* **Task requirements**
Do not repeat pictures. Repeat exactly the lines of the listing below from its first line through the line with "plt.rcParams['font.family'] = ['Liberation".

* **Dataset excerpt**

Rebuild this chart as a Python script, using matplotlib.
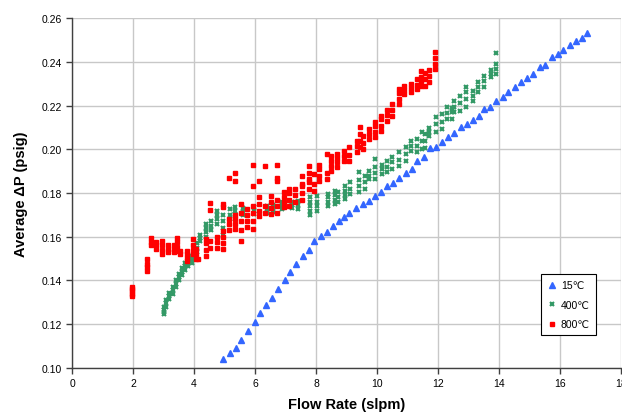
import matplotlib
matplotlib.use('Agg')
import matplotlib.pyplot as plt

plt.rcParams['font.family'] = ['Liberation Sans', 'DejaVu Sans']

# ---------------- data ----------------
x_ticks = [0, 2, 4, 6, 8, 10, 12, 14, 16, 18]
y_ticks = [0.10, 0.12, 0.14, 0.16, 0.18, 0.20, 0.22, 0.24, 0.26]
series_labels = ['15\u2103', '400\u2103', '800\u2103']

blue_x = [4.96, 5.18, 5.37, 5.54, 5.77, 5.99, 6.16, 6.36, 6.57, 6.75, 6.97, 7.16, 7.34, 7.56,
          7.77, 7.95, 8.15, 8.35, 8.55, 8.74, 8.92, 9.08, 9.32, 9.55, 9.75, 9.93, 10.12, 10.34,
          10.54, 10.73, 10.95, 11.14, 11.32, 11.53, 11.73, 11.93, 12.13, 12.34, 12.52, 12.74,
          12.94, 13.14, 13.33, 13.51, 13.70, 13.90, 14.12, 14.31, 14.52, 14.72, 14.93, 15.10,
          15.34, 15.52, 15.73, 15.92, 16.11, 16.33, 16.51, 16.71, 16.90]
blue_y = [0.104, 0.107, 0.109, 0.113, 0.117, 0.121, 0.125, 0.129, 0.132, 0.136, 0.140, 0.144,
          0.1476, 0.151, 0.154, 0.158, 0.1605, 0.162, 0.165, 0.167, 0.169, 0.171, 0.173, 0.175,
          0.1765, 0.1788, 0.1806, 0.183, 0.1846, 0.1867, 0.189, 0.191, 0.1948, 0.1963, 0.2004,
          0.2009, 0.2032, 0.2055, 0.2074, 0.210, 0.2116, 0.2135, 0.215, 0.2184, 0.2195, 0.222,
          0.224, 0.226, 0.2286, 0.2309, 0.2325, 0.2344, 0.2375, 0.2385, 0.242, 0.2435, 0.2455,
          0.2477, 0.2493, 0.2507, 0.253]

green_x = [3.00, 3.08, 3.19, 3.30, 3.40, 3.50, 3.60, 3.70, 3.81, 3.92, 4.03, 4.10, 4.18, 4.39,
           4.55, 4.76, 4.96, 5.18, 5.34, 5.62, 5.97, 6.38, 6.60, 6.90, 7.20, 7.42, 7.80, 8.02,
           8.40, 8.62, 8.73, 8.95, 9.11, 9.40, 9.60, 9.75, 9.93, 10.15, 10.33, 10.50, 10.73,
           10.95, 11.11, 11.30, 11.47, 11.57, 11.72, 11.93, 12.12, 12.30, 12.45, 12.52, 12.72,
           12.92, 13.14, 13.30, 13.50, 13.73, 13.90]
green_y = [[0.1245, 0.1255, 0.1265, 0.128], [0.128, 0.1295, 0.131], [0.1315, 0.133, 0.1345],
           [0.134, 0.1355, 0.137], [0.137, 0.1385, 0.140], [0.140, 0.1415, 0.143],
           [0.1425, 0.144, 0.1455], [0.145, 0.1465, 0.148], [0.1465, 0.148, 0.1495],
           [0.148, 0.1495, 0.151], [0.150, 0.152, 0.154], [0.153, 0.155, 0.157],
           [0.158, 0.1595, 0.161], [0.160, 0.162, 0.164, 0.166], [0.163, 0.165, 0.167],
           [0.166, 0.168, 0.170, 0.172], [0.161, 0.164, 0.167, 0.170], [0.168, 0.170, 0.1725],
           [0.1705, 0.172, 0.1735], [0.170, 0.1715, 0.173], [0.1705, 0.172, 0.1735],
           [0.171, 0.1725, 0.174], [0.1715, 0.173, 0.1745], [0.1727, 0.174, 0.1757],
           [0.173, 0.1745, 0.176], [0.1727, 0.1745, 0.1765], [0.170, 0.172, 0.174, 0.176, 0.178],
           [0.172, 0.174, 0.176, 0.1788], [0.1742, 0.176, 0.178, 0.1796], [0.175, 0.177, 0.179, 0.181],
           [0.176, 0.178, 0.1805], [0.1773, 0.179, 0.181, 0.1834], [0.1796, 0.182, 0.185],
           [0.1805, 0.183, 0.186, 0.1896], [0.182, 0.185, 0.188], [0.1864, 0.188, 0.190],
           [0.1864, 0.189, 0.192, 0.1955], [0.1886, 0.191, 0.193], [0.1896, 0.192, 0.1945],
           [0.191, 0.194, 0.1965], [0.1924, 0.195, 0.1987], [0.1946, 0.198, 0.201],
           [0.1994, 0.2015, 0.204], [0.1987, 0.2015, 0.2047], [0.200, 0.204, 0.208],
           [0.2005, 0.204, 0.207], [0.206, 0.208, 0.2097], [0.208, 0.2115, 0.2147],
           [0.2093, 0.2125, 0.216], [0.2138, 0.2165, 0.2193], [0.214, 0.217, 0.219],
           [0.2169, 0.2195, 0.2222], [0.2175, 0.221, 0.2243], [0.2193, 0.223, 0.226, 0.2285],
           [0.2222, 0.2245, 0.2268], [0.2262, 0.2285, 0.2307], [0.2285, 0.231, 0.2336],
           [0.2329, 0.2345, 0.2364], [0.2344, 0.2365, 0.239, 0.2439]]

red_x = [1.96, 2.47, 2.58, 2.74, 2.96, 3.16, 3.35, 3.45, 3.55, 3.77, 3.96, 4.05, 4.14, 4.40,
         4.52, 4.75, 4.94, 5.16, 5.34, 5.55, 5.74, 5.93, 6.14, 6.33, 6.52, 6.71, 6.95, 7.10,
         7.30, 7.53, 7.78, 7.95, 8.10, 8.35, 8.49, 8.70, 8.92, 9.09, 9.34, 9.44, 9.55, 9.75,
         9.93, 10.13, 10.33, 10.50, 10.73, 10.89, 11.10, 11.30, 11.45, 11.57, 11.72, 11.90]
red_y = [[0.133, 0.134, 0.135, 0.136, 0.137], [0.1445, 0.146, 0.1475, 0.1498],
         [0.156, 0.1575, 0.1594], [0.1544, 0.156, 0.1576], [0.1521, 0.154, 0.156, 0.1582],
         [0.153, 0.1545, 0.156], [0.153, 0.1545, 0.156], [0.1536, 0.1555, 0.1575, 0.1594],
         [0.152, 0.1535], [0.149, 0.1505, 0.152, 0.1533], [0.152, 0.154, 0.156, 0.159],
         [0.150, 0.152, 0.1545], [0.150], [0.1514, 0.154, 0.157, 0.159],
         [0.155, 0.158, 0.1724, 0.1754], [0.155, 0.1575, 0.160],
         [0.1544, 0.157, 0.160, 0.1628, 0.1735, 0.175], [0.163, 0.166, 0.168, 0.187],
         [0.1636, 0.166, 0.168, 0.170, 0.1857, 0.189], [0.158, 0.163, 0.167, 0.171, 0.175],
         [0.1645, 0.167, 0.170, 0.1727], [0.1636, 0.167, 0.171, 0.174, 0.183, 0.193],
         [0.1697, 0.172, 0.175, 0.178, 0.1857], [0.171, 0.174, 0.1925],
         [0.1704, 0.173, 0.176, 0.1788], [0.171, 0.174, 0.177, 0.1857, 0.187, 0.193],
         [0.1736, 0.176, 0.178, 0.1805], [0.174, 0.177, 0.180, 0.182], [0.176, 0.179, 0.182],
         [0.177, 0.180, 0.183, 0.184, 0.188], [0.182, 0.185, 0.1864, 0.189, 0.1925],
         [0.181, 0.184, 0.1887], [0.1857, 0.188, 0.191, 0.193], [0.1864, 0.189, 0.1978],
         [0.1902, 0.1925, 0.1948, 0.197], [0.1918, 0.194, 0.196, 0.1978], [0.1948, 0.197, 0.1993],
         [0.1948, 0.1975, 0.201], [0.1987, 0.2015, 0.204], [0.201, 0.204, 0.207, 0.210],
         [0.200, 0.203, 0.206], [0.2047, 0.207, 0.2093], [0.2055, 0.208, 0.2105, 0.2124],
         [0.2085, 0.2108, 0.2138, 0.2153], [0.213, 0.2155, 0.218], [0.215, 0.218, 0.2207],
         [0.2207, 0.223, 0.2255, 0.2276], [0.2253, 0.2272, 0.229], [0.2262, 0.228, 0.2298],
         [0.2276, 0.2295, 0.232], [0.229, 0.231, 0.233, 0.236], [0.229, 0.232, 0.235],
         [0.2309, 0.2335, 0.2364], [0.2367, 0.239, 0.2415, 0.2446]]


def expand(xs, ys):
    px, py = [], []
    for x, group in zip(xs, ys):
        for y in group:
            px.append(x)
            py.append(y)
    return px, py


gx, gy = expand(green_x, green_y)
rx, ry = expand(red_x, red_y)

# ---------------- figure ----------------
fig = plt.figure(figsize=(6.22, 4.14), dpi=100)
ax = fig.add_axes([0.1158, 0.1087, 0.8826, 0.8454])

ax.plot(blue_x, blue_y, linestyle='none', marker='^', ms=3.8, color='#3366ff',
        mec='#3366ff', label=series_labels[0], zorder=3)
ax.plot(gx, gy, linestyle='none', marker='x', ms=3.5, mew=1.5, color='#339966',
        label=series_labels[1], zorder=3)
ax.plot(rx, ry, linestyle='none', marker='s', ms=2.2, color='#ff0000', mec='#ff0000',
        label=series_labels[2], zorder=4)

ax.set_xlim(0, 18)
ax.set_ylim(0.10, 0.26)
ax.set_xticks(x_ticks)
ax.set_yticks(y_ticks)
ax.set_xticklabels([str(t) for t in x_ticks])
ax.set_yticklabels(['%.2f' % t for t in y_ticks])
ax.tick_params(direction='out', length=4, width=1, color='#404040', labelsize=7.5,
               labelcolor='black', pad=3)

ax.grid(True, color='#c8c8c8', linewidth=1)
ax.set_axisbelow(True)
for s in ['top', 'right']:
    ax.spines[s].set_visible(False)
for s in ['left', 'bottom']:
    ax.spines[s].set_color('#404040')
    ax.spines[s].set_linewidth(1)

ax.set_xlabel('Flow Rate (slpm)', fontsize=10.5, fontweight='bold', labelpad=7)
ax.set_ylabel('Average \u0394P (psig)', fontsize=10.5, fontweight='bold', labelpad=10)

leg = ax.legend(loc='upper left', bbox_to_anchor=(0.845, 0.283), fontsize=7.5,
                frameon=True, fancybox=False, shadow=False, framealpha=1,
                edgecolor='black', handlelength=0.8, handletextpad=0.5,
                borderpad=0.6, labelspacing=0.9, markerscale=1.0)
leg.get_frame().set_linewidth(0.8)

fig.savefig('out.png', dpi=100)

* **Response for this exercise**
Rebuild this chart as a Python script, using matplotlib.
import matplotlib
matplotlib.use('Agg')
import matplotlib.pyplot as plt

plt.rcParams['font.family'] = ['Liberation Sans', 'DejaVu Sans']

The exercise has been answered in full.